曲進用マッシュプーリーを用いた搬出

 マッシュキャップと駆動装置のみを用いた搬送システムで曲進したい場合、これまでの曲進滑車が

使えないため、新たに曲進用マッシュプーリーを開発しました。

 曲進用マッシュプーリーは、これまでのマッシュプーリーを曲進用に改造したもので、

マッシュプーリーの底に付けられたロープガイド用の鉄製ヒゲの形状が異なるものです。

 これまでの曲進滑車をも代用できるだけでなく、次の利点を有します。

 

① 鉛直力を分担しない曲進滑車では、近傍にマッシュプーリーを設置して曲進滑車を補助する

 必要があったが、曲進用マッシュプーリーでは鉛直力も分担するため、単独で機能する。

② 曲進滑車では、メインロープを単純に水平方向に引っ張っていたため、メインロープが外れる

 可能性があったが、曲進用マッシュプーリーでは、メインロープを片持ち滑車内に抱え込むため、

 原理的に、メインロープが外れる要素がない。

 

 6月2日に、千葉県東金市の林内で検証試験を行いました。

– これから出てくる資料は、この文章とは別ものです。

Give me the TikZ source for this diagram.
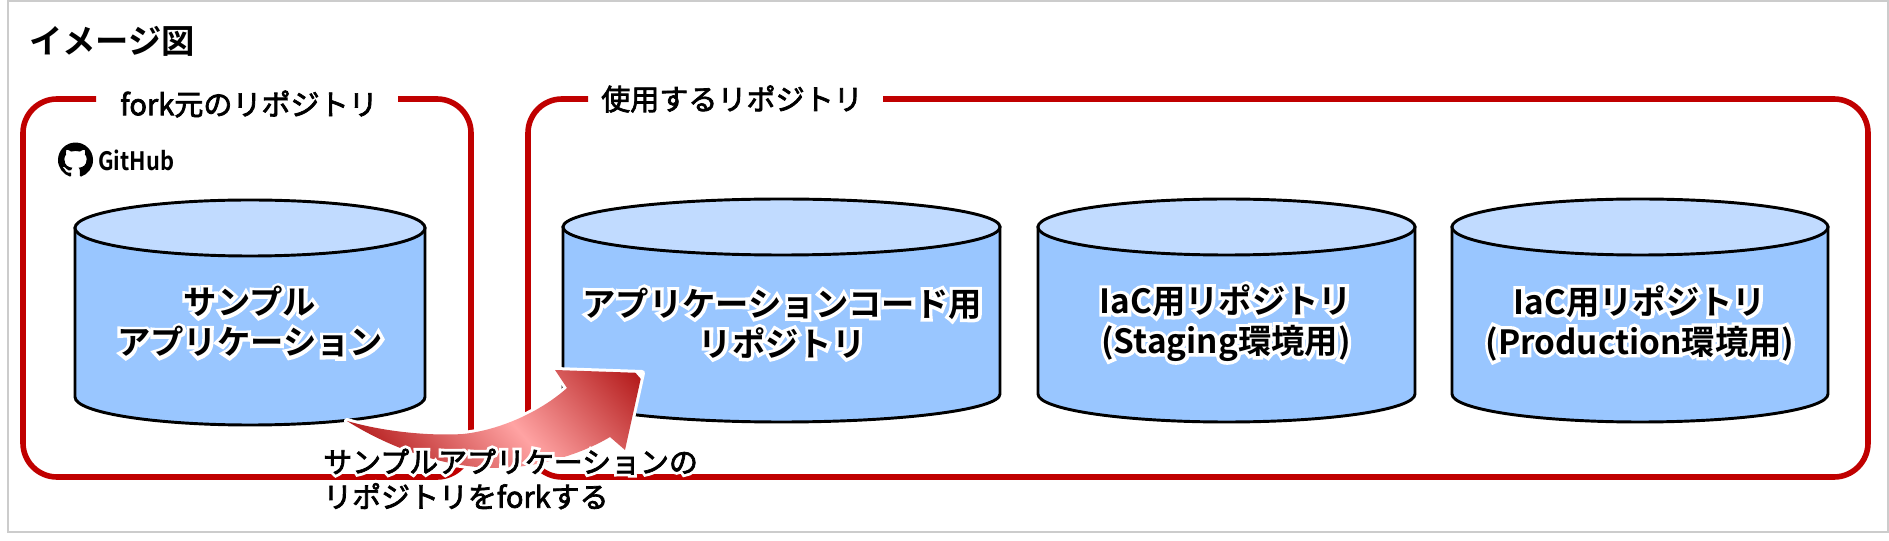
\documentclass[tikz,border=0pt]{standalone}
\usepackage{fontspec}
\usetikzlibrary{svg.path}
\setmainfont{Noto Sans CJK JP}
\newfontfamily\jpbold{Noto Sans CJK JP Bold}
\newfontfamily\jpmed{Noto Sans CJK JP}[FakeBold=2.5]
\newfontfamily\haloB{Noto Sans CJK JP Bold}[FakeBold=20]
\newfontfamily\haloR{Noto Sans CJK JP}[FakeBold=22]
\definecolor{redline}{HTML}{C00000}
\definecolor{cylbody}{HTML}{99C6FF}
\definecolor{cyltop}{HTML}{C1DBFF}
\definecolor{framegray}{HTML}{CCCCCC}
\definecolor{arrowdark}{HTML}{B41C1C}
\definecolor{arrowpink}{HTML}{FFA3A3}
% text with a white halo behind it
\newcommand\glowline[2]{\setbox0=\hbox{#2#1}\makebox[\wd0][c]{\makebox[0pt][c]{\textcolor{white}{\ifx#2\jpbold\haloB\else\haloR\fi #1}}}\hspace{-\wd0}\box0}
\newcommand\cyl[5]{% name, left, right, top-centre y, side height
  \draw[cylline,fill=cylbody] (#2,#4) -- (#2,#4+#5) arc[start angle=180,end angle=0,x radius={(#3-#2)/2},y radius=28] -- (#3,#4) -- cycle;
  \draw[cylline,fill=cyltop] ({(#2+#3)/2},#4) circle[x radius={(#3-#2)/2},y radius=28];
}
\tikzset{
  cylline/.style={draw=black,line width=2.2pt},
  redbox/.style={draw=redline,line width=4.2pt,rounded corners=25.5pt},
  boxlabel/.style={inner sep=0pt,font=\jpmed\fontsize{21.8}{26}\selectfont,text=black},
  cyllabel/.style={inner sep=0pt,align=center,font=\jpbold\fontsize{25}{30}\selectfont,text=black},
}
\begin{document}
\begin{tikzpicture}[x=0.75pt,y=-0.75pt]
\useasboundingbox (0,0) rectangle (1889,541);
\fill[white] (0,0) rectangle (1889,541);
\draw[framegray,line width=2pt] (8,1) rectangle (1888,532);
\node[anchor=west,inner sep=0pt,font=\jpbold\fontsize{25}{30}\selectfont] (title) at (29,41) {イメージ図};
% group outlines
\draw[redbox] (96,99) -- (23,99) -- (23,477) -- (471,477) -- (471,99) -- (398,99);
\draw[redbox] (588,99) -- (528,99) -- (528,477) -- (1868,477) -- (1868,99) -- (883,99);
\node[boxlabel] (forklabel) at (249,104) {fork元のリポジトリ};
\node[boxlabel] (uselabel) at (732,99) {使用するリポジトリ};
% GitHub mark
\begin{scope}[shift={(58,177.5)}]
\fill[black,even odd rule,scale=1.64] svg "M 8 16 C 3.58 16 0 12.42 0 8 c 0 -3.54 2.29 -6.53 5.47 -7.59 c 0.4 -0.07 0.55 0.17 0.55 0.38 c 0 0.19 -0.01 0.82 -0.01 1.49 c -2.01 -0.37 -2.53 0.49 -2.69 0.94 c -0.09 0.23 -0.48 0.94 -0.82 1.13 c -0.28 0.15 -0.68 0.52 -0.01 0.53 c 0.63 0.01 1.08 -0.58 1.23 -0.82 c 0.72 -1.21 1.87 -0.87 2.33 -0.66 c 0.07 0.52 0.28 0.87 0.51 1.07 c -1.78 0.2 -3.64 0.89 -3.64 3.95 c 0 0.87 0.31 1.59 0.82 2.15 c -0.08 0.2 -0.36 1.02 0.08 2.12 c 0 0 0.67 0.21 2.2 -0.82 c 0.64 0.18 1.32 0.27 2 0.27 c 0.68 0 1.36 -0.09 2 -0.27 c 1.53 1.04 2.2 0.82 2.2 0.82 c 0.44 -1.1 0.16 -1.92 0.08 -2.12 c 0.51 -0.56 0.82 -1.27 0.82 -2.15 c 0 -3.07 -1.87 -3.75 -3.65 -3.95 c 0.29 -0.25 0.54 -0.73 0.54 -1.48 c 0 -1.07 -0.01 -1.93 -0.01 -2.2 c 0 -0.21 0.15 -0.46 0.55 -0.38 c 3.18 1.06 5.47 4.05 5.47 7.59 C 16 12.42 12.42 16 8 16 z";
\end{scope}
\node[anchor=west,inner sep=0pt,font=\jpbold\fontsize{19}{20}\selectfont] (github) at (98,160) {\scalebox{0.86}[1]{GitHub}};
% cylinders
\cyl{c1}{75}{425}{228}{169}
\cyl{c2}{563}{1000}{227}{167}
\cyl{c3}{1038}{1415}{227}{167}
\cyl{c4}{1452}{1828}{227}{167}
% fork arrow
\def\arrowshape{(347,421) .. controls (385,432) and (430,436) .. (463,434) .. controls (500,430) and (540,412) .. (567,388) -- (555,370) -- (642,373) -- (625,450) -- (610,437) .. controls (580,455) and (535,468) .. (497,468) .. controls (445,468) and (390,448) .. (347,421) -- cycle}
\draw[white,line width=4.5pt,line join=round,fill=arrowdark] \arrowshape;
\begin{scope}
\clip \arrowshape;
\shade[transform canvas={rotate=41},left color=arrowdark,right color=arrowdark,middle color=arrowpink] (-17,470) rectangle (235,830);
\end{scope}
% labels
\node[cyllabel] (t1) at (250,322) {\glowline{サンプル}{\jpbold}\\\glowline{アプリケーション}{\jpbold}};
\node[cyllabel] (t2) at (782,323) {\glowline{アプリケーションコード用}{\jpbold}\\\glowline{リポジトリ}{\jpbold}};
\node[cyllabel] (t3) at (1226,323) {\glowline{IaC用リポジトリ}{\jpbold}\\\glowline{(Staging環境用)}{\jpbold}};
\node[cyllabel] (t4) at (1640,323) {\glowline{IaC用リポジトリ}{\jpbold}\\\glowline{(Production環境用)}{\jpbold}};
\node[inner sep=0pt,align=left,anchor=west,font=\jpmed\fontsize{21.7}{26.2}\selectfont] (forktext) at (323,479) {\glowline{サンプルアプリケーションの}{\jpmed}\\\glowline{リポジトリをforkする}{\jpmed}};
\end{tikzpicture}
\end{document}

ここも平らな東金市とは言え、

搬送した木材は水分を多く含む杉材で、重量200kg(4m)に及ぶ、そこそこの難物です。

 用いた搬器は、マッシュキャップシステムでの曲進に適した「超小型搬器」と「中型搬器」です。

超小型搬器は、メインロープに1点で接合した最も単純な搬器で、中型搬器は、2点で接合する

とともに、重りとしての鉄棒が付いています。

 さらに、今回の工夫として、かなりの労力となる「横採り」作業を楽にするため、低コストの

「三角ハンドウインチ」も開発しました。アンカーは作業員自らの体重で、足元部に鉄杭2本を

打ち込みます。特別なアンカーが不要なため、設置場所を選びません。

 試験結果は上々で、横採り地点でマッシュキャップをセットされた材は、メインロープライン下

まで運ばれた後、メインロープの搬器に寸時で取り付けられ、曲進しながら効率良く搬送されます。

「新たな手法で、安全、低コスト、効率良く木材を搬出」を実現しています。